In Denpasar, Bali, residents of different ethnic and linguistic backgrounds, religions, occupations, and musical tastes are coerced into living in close proximity by the prospect of employment. Correspondingly, the urban environment compels disparate soundworlds to share a populous geographic space. This article examines indie music as a distinct sonic-social intersubjectivity. Juxtaposed with traditional musics, the indie soundworld reveals dissonances and congruencies in musical practices and values within modern Bali.

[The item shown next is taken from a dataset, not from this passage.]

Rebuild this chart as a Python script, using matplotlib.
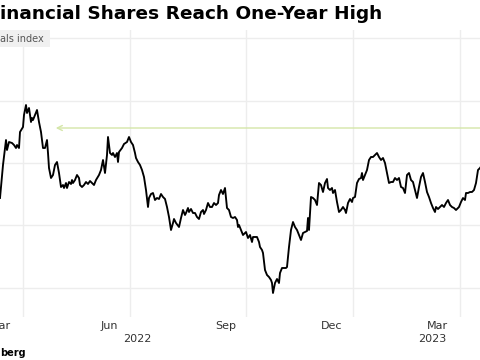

Engagement with indie music serves as a primary act uniting a group of otherwise socially disconnected individuals and creates an elective, localized, and enduring space for belonging.

Abstract

Di Denpasar, Bali, penduduk yang memiliki latar belakang etnis, bahasa, agama, pekerjaan, dan preferensi musik yang berbeda, dipaksa untuk tinggal berdekatan dalam suatu area oleh prospek pekerjaan mereka. Sejalan dengan itu, lingkungan perkotaan mendorong “soundworld” yang berbeda untuk berbagi ruang geografis yang padat penduduknya. Artikel ini akan menyelidiki musik indie sebagai intersubjektivitas sonic-sosial yang unik (“soundworld”). Disandingkan dengan musik tradisional, soundworld indie mengungkapkan disonansi dan kongruensi dalam praktek dan nilai musik di Bali. Keterlibatan musik indie ini berfungsi sebagai tindakan utama untuk menyatukan sekelompok individu yang hubungan social mereka terputus, untuk menciptakan ruang yang elektif, lokal, dan berkelanjutan.